Using the listing below, please gather every line containing the word "this".

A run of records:
(begin)

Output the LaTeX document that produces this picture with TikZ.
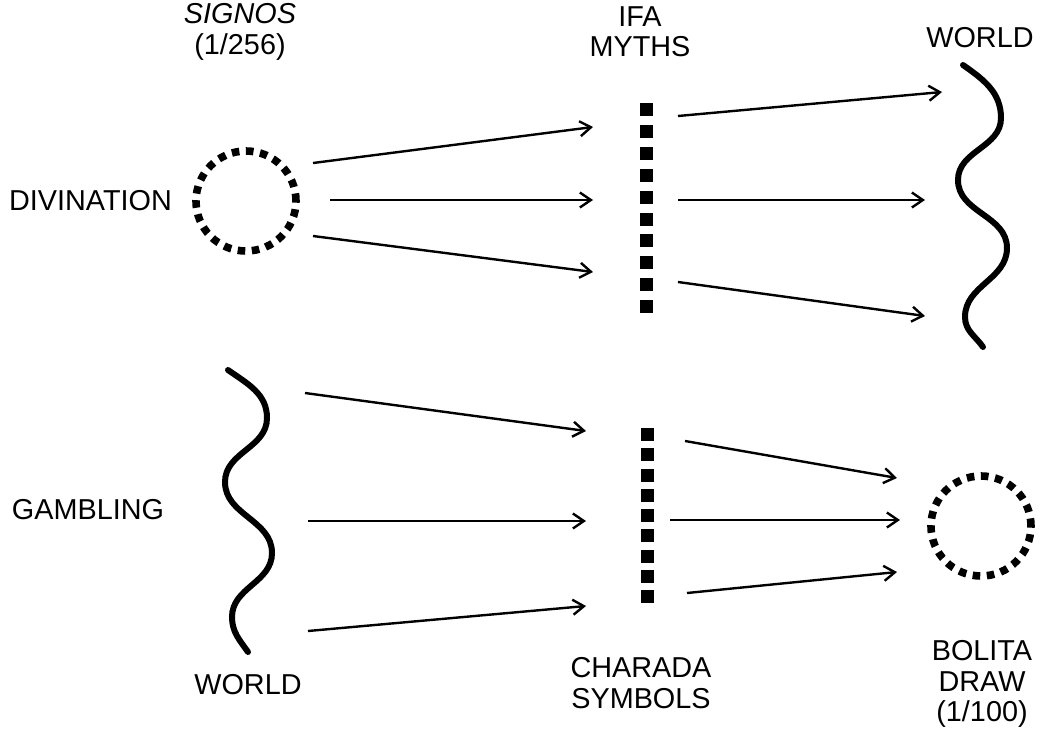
\documentclass[tikz,border=0pt]{standalone}
\usepackage{fontspec}
\setmainfont{Liberation Sans}
\usepackage{tikz}
\usetikzlibrary{arrows.meta, positioning, calc}
\tikzset{
    txt/.style={font=\fontsize{14.4}{15.2}\selectfont, align=center, inner sep=0pt},
    ring/.style={circle, draw, line width=3.8pt, dash pattern=on 3.8pt off 3.3pt, minimum size=50pt, inner sep=0pt},
    wave/.style={line width=3pt, line cap=round},
    arrow/.style={line width=1.2pt, -{Straight Barb[length=5.5pt, width=7.5pt]}}
}
\begin{document}
\begin{tikzpicture}[x=0.5pt, y=-0.5pt]
    \useasboundingbox (0,0) rectangle (1041,735);

    % Nodes
    \node (sig) [ring] at (246,201) {};
    \node (bol) [ring] at (981,526) {};
    \node (div) [txt, left=10pt of sig] {DIVINATION};
    \node (gam) [txt] at (88,510) {GAMBLING};
    \node (signos) [txt] at (240,32) {\itshape SIGNOS\\(1/256)};
    \node (ifa) [txt] at (640,32) {IFA\\MYTHS};
    \node (wtop) [txt] at (980,38) {WORLD};
    \node (wbot) [txt] at (248,685) {WORLD};
    \node (cha) [txt] at (641,683) {CHARADA\\SYMBOLS};
    \node (draw) [txt] at (982,684) {BOLITA\\DRAW\\(1/100)};

    % Bars
    \foreach \i in {0,...,9}
        \fill (640,103+21.9*\i) rectangle ++(13,13);
    \foreach \i in {0,...,8}
        \fill (641,428+20.25*\i) rectangle ++(13,13);

    % Waves
    \draw [wave] (963,65) to[out=-35,in=90] (1001,118) to[out=-90,in=90] (958,180)
        to[out=-90,in=90] (1007,248) to[out=-90,in=90] (965,317) to[out=-90,in=125] (983,347);
    \draw [wave] (228,370) to[out=-35,in=90] (267,418) to[out=-90,in=90] (225,482)
        to[out=-90,in=90] (272,553) to[out=-90,in=90] (232,617) to[out=-90,in=125] (248,652);

    % Arrow ends
    \coordinate (a1) at (313,163);  \coordinate (b1) at (593,127);
    \coordinate (a2) at (330,200);  \coordinate (b2) at (593,200);
    \coordinate (a3) at (313,236);  \coordinate (b3) at (593,272);
    \coordinate (c1) at (678,116);  \coordinate (d1) at (942,92);
    \coordinate (c2) at (678,200);  \coordinate (d2) at (925,200);
    \coordinate (c3) at (678,282);  \coordinate (d3) at (925,316);
    \coordinate (e1) at (305,393);  \coordinate (f1) at (586,431);
    \coordinate (e2) at (308,521);  \coordinate (f2) at (586,521);
    \coordinate (e3) at (308,631);  \coordinate (f3) at (586,606);
    \coordinate (g1) at (685,441);  \coordinate (h1) at (897,478);
    \coordinate (g2) at (670,520);  \coordinate (h2) at (900,520);
    \coordinate (g3) at (687,593);  \coordinate (h3) at (897,572);

    % Arrows
    \draw [arrow] (a1) -- (b1);
    \draw [arrow] (a2) -- (b2);
    \draw [arrow] (a3) -- (b3);
    \draw [arrow] (c1) -- (d1);
    \draw [arrow] (c2) -- (d2);
    \draw [arrow] (c3) -- (d3);
    \draw [arrow] (e1) -- (f1);
    \draw [arrow] (e2) -- (f2);
    \draw [arrow] (e3) -- (f3);
    \draw [arrow] (g1) -- (h1);
    \draw [arrow] (g2) -- (h2);
    \draw [arrow] (g3) -- (h3);

\end{tikzpicture}
\end{document}
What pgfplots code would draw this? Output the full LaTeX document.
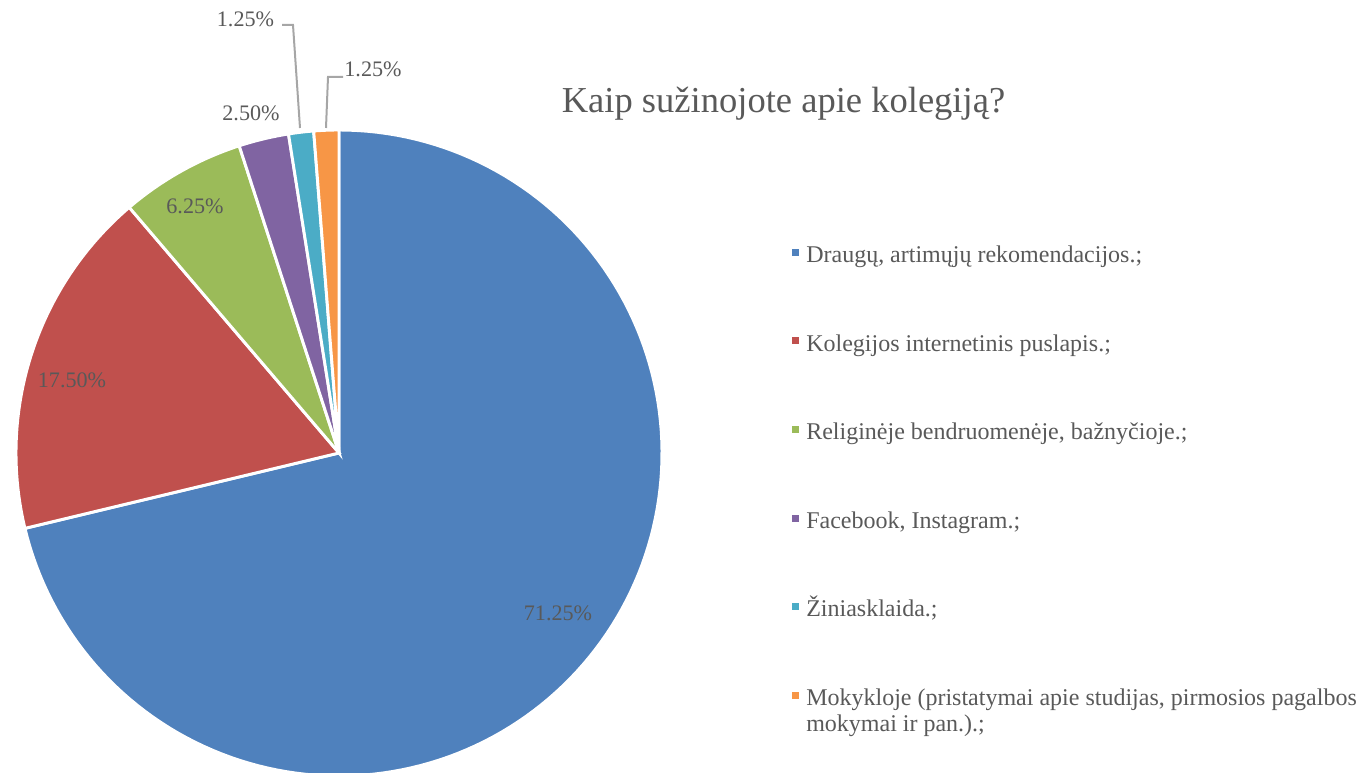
\documentclass[border=0pt]{standalone}
\usepackage{pgfplots}
\pgfplotsset{compat=1.18}
\usepackage{fontspec}
\setmainfont{Liberation Serif}
\definecolor{cBlue}{HTML}{4F81BD}
\definecolor{cRed}{HTML}{C0504D}
\definecolor{cGreen}{HTML}{9BBB59}
\definecolor{cPurple}{HTML}{8064A2}
\definecolor{cTeal}{HTML}{4BACC6}
\definecolor{cOrange}{HTML}{F79646}
\definecolor{txt}{HTML}{595959}
\definecolor{lead}{HTML}{A6A6A6}
% pie centre and radius (in picture pixels)
\def\cx{339}\def\cy{320}\def\R{323}
% shares in percent
\def\vA{71.25}\def\vB{17.50}\def\vC{6.25}\def\vD{2.50}\def\vE{1.25}\def\vF{1.25}
\newcommand\slice[3]{% start cum, value, colour
  \pgfmathsetmacro\angEnd{90-3.6*(#1)}%
  \pgfmathsetmacro\angStart{90-3.6*(#1+#2)}%
  \edef\doslice{\noexpand\addplot[fill=#3, draw=white, line width=2.2pt, samples=150, variable=\noexpand\t,
    domain=\angStart:\angEnd]
    ({\noexpand\cx+\noexpand\R*cos(\noexpand\t)},{\noexpand\cy+\noexpand\R*sin(\noexpand\t)}) -- (axis cs:\noexpand\cx,\noexpand\cy) -- cycle;}%
  \doslice}
\begin{document}
\begin{tikzpicture}
\begin{axis}[
  width=1029pt, height=579.75pt, scale only axis,
  xmin=0, xmax=1372, ymin=0, ymax=773,
  hide axis, clip=true,
]
\slice{0}{\vA}{cBlue}
\slice{\vA}{\vB}{cRed}
\slice{\vA+\vB}{\vC}{cGreen}
\slice{\vA+\vB+\vC}{\vD}{cPurple}
\slice{\vA+\vB+\vC+\vD}{\vE}{cTeal}
\slice{\vA+\vB+\vC+\vD+\vE}{\vF}{cOrange}
% data labels
\tikzset{lab/.style={text=txt, anchor=base, inner sep=0pt, font=\fontsize{16.6}{19}\selectfont}}
\node[lab] at (axis cs:558,152) {71.25\%};
\node[lab] at (axis cs:72,385) {17.50\%};
\node[lab] at (axis cs:195,559) {6.25\%};
\node[lab] at (axis cs:251,652) {2.50\%};
\node[lab] at (axis cs:245.5,746) {1.25\%};
\node[lab] at (axis cs:373,696) {1.25\%};
\draw[lead, line width=1.5pt] (axis cs:282,748) -- (axis cs:293,748) -- (axis cs:300,645);
\draw[lead, line width=1.5pt] (axis cs:343,696) -- (axis cs:328,696) -- (axis cs:326,645);
% title
\node[text=txt, anchor=base, inner sep=0pt, font=\fontsize{27.4}{31}\selectfont] at (axis cs:783.5,660) {Kaip sužinojote apie kolegiją?};
% legend
\tikzset{leg/.style={text=txt, anchor=base west, inner sep=0pt, font=\fontsize{18}{21}\selectfont}}
\fill[cBlue]   (axis cs:791.5,517) rectangle (axis cs:798.5,524);
\node[leg] at (axis cs:806,510) {Draugų, artimųjų rekomendacijos.;};
\fill[cRed]    (axis cs:791.5,428.5) rectangle (axis cs:798.5,435.5);
\node[leg] at (axis cs:806,421.5) {Kolegijos internetinis puslapis.;};
\fill[cGreen]  (axis cs:791.5,340) rectangle (axis cs:798.5,347);
\node[leg] at (axis cs:806,333) {Religinėje bendruomenėje, bažnyčioje.;};
\fill[cPurple] (axis cs:791.5,251) rectangle (axis cs:798.5,258);
\node[leg] at (axis cs:806,244) {Facebook, Instagram.;};
\fill[cTeal]   (axis cs:791.5,163) rectangle (axis cs:798.5,170);
\node[leg] at (axis cs:806,156) {Žiniasklaida.;};
\fill[cOrange] (axis cs:791.5,74) rectangle (axis cs:798.5,81);
\node[leg] at (axis cs:806,67) {Mokykloje (pristatymai apie studijas, pirmosios pagalbos};
\node[leg] at (axis cs:806,41) {mokymai ir pan.).;};
\end{axis}
\pgfresetboundingbox
\path (current axis.south west) rectangle (current axis.north east);
\end{tikzpicture}
\end{document}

(end)

> Answer in full:
Output the LaTeX document that produces this picture with TikZ.
What pgfplots code would draw this? Output the full LaTeX document.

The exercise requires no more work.